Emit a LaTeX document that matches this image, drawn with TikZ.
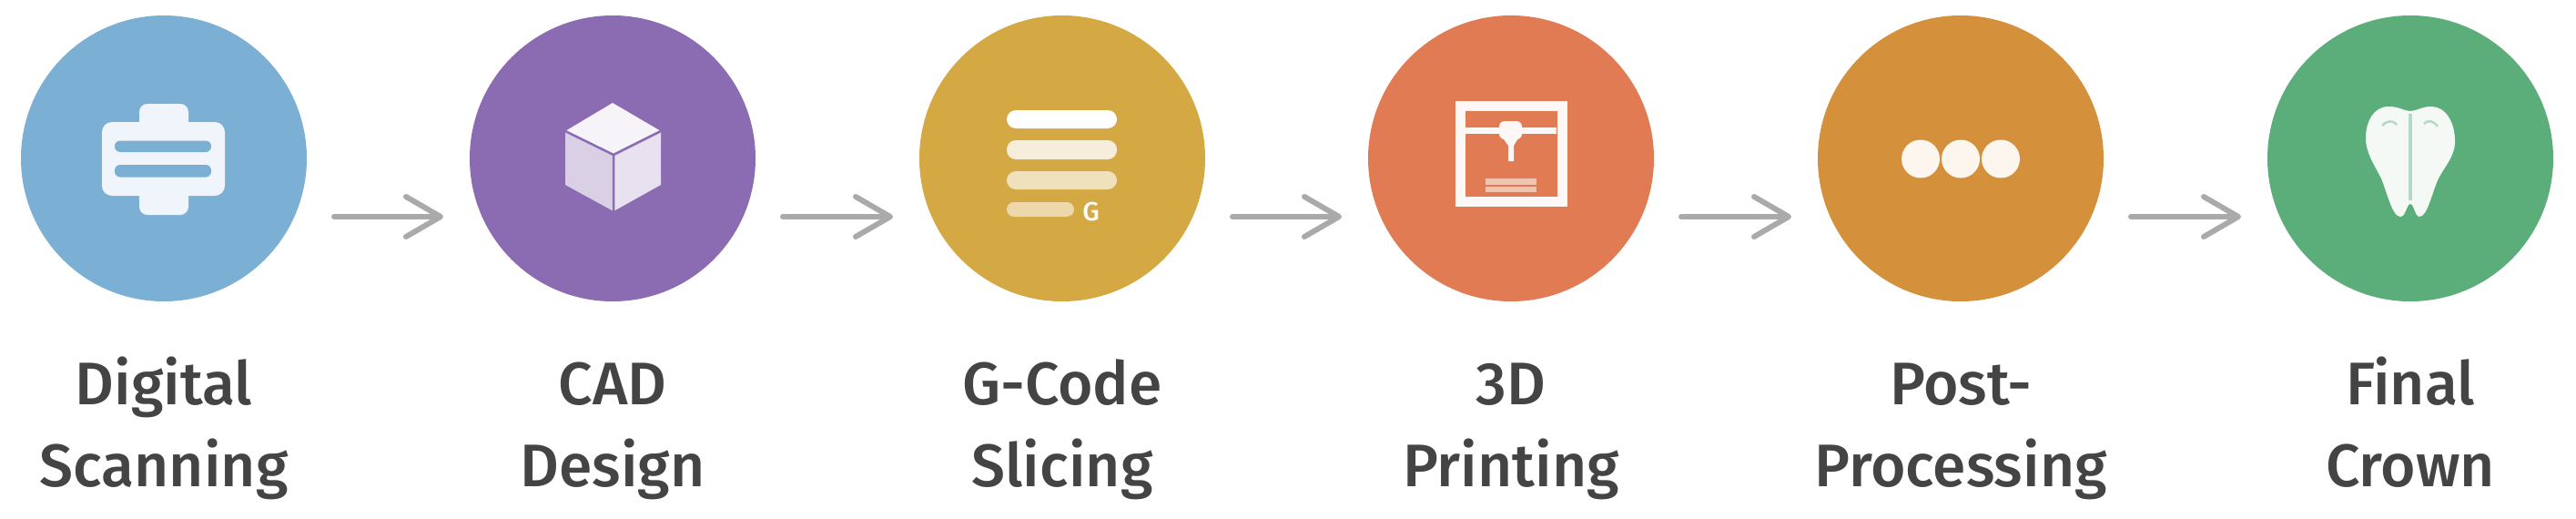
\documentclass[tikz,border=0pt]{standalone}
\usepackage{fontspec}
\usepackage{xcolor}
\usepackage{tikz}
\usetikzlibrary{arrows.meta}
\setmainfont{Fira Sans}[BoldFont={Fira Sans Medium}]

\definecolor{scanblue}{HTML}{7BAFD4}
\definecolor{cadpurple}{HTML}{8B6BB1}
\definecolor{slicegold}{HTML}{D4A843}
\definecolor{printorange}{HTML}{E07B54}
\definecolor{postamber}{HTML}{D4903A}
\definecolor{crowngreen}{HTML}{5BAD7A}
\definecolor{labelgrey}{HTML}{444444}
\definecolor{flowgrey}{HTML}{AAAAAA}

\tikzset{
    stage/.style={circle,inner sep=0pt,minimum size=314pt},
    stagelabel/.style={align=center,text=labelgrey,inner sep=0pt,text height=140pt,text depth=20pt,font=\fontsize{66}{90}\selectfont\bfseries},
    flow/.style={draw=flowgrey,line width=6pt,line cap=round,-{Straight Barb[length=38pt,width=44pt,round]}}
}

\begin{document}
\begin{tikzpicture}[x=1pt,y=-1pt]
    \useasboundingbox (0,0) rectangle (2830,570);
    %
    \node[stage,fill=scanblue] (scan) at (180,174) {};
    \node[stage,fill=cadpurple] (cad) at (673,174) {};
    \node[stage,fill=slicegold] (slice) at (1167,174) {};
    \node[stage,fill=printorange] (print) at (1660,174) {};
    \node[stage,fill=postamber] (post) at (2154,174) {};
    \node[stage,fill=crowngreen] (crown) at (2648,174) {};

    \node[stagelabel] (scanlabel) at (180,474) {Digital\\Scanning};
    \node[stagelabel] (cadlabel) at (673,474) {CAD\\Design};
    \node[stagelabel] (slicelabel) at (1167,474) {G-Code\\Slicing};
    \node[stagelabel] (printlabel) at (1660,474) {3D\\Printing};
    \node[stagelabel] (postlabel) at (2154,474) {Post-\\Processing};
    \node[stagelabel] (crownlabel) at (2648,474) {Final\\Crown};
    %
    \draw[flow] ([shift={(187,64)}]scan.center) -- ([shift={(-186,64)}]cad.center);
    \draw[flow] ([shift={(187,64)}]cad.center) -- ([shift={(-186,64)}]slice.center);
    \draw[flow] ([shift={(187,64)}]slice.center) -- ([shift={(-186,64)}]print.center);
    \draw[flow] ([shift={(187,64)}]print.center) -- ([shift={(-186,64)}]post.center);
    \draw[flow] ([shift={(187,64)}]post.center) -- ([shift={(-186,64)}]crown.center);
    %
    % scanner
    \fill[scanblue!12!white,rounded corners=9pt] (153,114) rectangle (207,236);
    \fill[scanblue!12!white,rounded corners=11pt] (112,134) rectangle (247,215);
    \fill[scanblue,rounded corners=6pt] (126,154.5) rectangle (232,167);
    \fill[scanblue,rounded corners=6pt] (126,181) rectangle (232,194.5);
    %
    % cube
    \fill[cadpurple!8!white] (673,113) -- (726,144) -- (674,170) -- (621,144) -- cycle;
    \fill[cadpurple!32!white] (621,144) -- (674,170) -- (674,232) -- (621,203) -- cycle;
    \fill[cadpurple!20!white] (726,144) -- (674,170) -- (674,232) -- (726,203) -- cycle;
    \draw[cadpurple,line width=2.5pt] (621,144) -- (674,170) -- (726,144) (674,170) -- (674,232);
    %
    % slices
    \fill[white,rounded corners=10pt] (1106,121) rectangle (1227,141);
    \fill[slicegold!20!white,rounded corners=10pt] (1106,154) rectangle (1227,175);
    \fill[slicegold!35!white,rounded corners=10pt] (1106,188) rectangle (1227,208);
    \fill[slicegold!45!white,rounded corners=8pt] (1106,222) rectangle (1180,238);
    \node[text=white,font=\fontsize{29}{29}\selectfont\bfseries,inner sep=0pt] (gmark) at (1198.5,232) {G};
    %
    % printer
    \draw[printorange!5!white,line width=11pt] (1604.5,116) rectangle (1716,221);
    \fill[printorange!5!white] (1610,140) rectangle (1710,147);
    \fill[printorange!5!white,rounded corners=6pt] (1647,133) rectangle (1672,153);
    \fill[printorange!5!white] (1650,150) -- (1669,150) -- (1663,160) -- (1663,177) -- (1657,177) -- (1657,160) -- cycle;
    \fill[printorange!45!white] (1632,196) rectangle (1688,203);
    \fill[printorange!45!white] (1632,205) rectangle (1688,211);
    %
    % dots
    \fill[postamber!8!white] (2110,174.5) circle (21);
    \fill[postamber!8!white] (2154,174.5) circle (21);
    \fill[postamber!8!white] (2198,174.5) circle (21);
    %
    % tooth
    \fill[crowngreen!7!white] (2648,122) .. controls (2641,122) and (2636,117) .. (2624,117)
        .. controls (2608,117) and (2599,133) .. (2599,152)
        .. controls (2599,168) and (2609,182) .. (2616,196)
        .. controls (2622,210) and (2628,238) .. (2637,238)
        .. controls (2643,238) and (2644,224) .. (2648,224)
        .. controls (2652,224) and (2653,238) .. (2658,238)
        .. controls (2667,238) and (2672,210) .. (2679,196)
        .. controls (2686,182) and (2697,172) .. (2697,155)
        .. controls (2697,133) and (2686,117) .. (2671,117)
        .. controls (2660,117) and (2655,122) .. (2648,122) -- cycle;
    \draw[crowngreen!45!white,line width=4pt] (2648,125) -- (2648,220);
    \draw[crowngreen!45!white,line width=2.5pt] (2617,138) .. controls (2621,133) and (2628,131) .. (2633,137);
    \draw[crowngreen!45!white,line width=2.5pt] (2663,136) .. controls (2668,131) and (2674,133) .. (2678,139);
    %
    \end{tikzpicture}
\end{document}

____________

WHAT IS BEING ASKED. Reproduce all of the material above word for word. Omit the pictures.

ANSWER FOR THE TASK.
Emit a LaTeX document that matches this image, drawn with TikZ.
\documentclass[tikz,border=0pt]{standalone}
\usepackage{fontspec}
\usepackage{xcolor}
\usepackage{tikz}
\usetikzlibrary{arrows.meta}
\setmainfont{Fira Sans}[BoldFont={Fira Sans Medium}]

\definecolor{scanblue}{HTML}{7BAFD4}
\definecolor{cadpurple}{HTML}{8B6BB1}
\definecolor{slicegold}{HTML}{D4A843}
\definecolor{printorange}{HTML}{E07B54}
\definecolor{postamber}{HTML}{D4903A}
\definecolor{crowngreen}{HTML}{5BAD7A}
\definecolor{labelgrey}{HTML}{444444}
\definecolor{flowgrey}{HTML}{AAAAAA}

\tikzset{
    stage/.style={circle,inner sep=0pt,minimum size=314pt},
    stagelabel/.style={align=center,text=labelgrey,inner sep=0pt,text height=140pt,text depth=20pt,font=\fontsize{66}{90}\selectfont\bfseries},
    flow/.style={draw=flowgrey,line width=6pt,line cap=round,-{Straight Barb[length=38pt,width=44pt,round]}}
}

\begin{document}
\begin{tikzpicture}[x=1pt,y=-1pt]
    \useasboundingbox (0,0) rectangle (2830,570);
    %
    \node[stage,fill=scanblue] (scan) at (180,174) {};
    \node[stage,fill=cadpurple] (cad) at (673,174) {};
    \node[stage,fill=slicegold] (slice) at (1167,174) {};
    \node[stage,fill=printorange] (print) at (1660,174) {};
    \node[stage,fill=postamber] (post) at (2154,174) {};
    \node[stage,fill=crowngreen] (crown) at (2648,174) {};

    \node[stagelabel] (scanlabel) at (180,474) {Digital\\Scanning};
    \node[stagelabel] (cadlabel) at (673,474) {CAD\\Design};
    \node[stagelabel] (slicelabel) at (1167,474) {G-Code\\Slicing};
    \node[stagelabel] (printlabel) at (1660,474) {3D\\Printing};
    \node[stagelabel] (postlabel) at (2154,474) {Post-\\Processing};
    \node[stagelabel] (crownlabel) at (2648,474) {Final\\Crown};
    %
    \draw[flow] ([shift={(187,64)}]scan.center) -- ([shift={(-186,64)}]cad.center);
    \draw[flow] ([shift={(187,64)}]cad.center) -- ([shift={(-186,64)}]slice.center);
    \draw[flow] ([shift={(187,64)}]slice.center) -- ([shift={(-186,64)}]print.center);
    \draw[flow] ([shift={(187,64)}]print.center) -- ([shift={(-186,64)}]post.center);
    \draw[flow] ([shift={(187,64)}]post.center) -- ([shift={(-186,64)}]crown.center);
    %
    % scanner
    \fill[scanblue!12!white,rounded corners=9pt] (153,114) rectangle (207,236);
    \fill[scanblue!12!white,rounded corners=11pt] (112,134) rectangle (247,215);
    \fill[scanblue,rounded corners=6pt] (126,154.5) rectangle (232,167);
    \fill[scanblue,rounded corners=6pt] (126,181) rectangle (232,194.5);
    %
    % cube
    \fill[cadpurple!8!white] (673,113) -- (726,144) -- (674,170) -- (621,144) -- cycle;
    \fill[cadpurple!32!white] (621,144) -- (674,170) -- (674,232) -- (621,203) -- cycle;
    \fill[cadpurple!20!white] (726,144) -- (674,170) -- (674,232) -- (726,203) -- cycle;
    \draw[cadpurple,line width=2.5pt] (621,144) -- (674,170) -- (726,144) (674,170) -- (674,232);
    %
    % slices
    \fill[white,rounded corners=10pt] (1106,121) rectangle (1227,141);
    \fill[slicegold!20!white,rounded corners=10pt] (1106,154) rectangle (1227,175);
    \fill[slicegold!35!white,rounded corners=10pt] (1106,188) rectangle (1227,208);
    \fill[slicegold!45!white,rounded corners=8pt] (1106,222) rectangle (1180,238);
    \node[text=white,font=\fontsize{29}{29}\selectfont\bfseries,inner sep=0pt] (gmark) at (1198.5,232) {G};
    %
    % printer
    \draw[printorange!5!white,line width=11pt] (1604.5,116) rectangle (1716,221);
    \fill[printorange!5!white] (1610,140) rectangle (1710,147);
    \fill[printorange!5!white,rounded corners=6pt] (1647,133) rectangle (1672,153);
    \fill[printorange!5!white] (1650,150) -- (1669,150) -- (1663,160) -- (1663,177) -- (1657,177) -- (1657,160) -- cycle;
    \fill[printorange!45!white] (1632,196) rectangle (1688,203);
    \fill[printorange!45!white] (1632,205) rectangle (1688,211);
    %
    % dots
    \fill[postamber!8!white] (2110,174.5) circle (21);
    \fill[postamber!8!white] (2154,174.5) circle (21);
    \fill[postamber!8!white] (2198,174.5) circle (21);
    %
    % tooth
    \fill[crowngreen!7!white] (2648,122) .. controls (2641,122) and (2636,117) .. (2624,117)
        .. controls (2608,117) and (2599,133) .. (2599,152)
        .. controls (2599,168) and (2609,182) .. (2616,196)
        .. controls (2622,210) and (2628,238) .. (2637,238)
        .. controls (2643,238) and (2644,224) .. (2648,224)
        .. controls (2652,224) and (2653,238) .. (2658,238)
        .. controls (2667,238) and (2672,210) .. (2679,196)
        .. controls (2686,182) and (2697,172) .. (2697,155)
        .. controls (2697,133) and (2686,117) .. (2671,117)
        .. controls (2660,117) and (2655,122) .. (2648,122) -- cycle;
    \draw[crowngreen!45!white,line width=4pt] (2648,125) -- (2648,220);
    \draw[crowngreen!45!white,line width=2.5pt] (2617,138) .. controls (2621,133) and (2628,131) .. (2633,137);
    \draw[crowngreen!45!white,line width=2.5pt] (2663,136) .. controls (2668,131) and (2674,133) .. (2678,139);
    %
    \end{tikzpicture}
\end{document}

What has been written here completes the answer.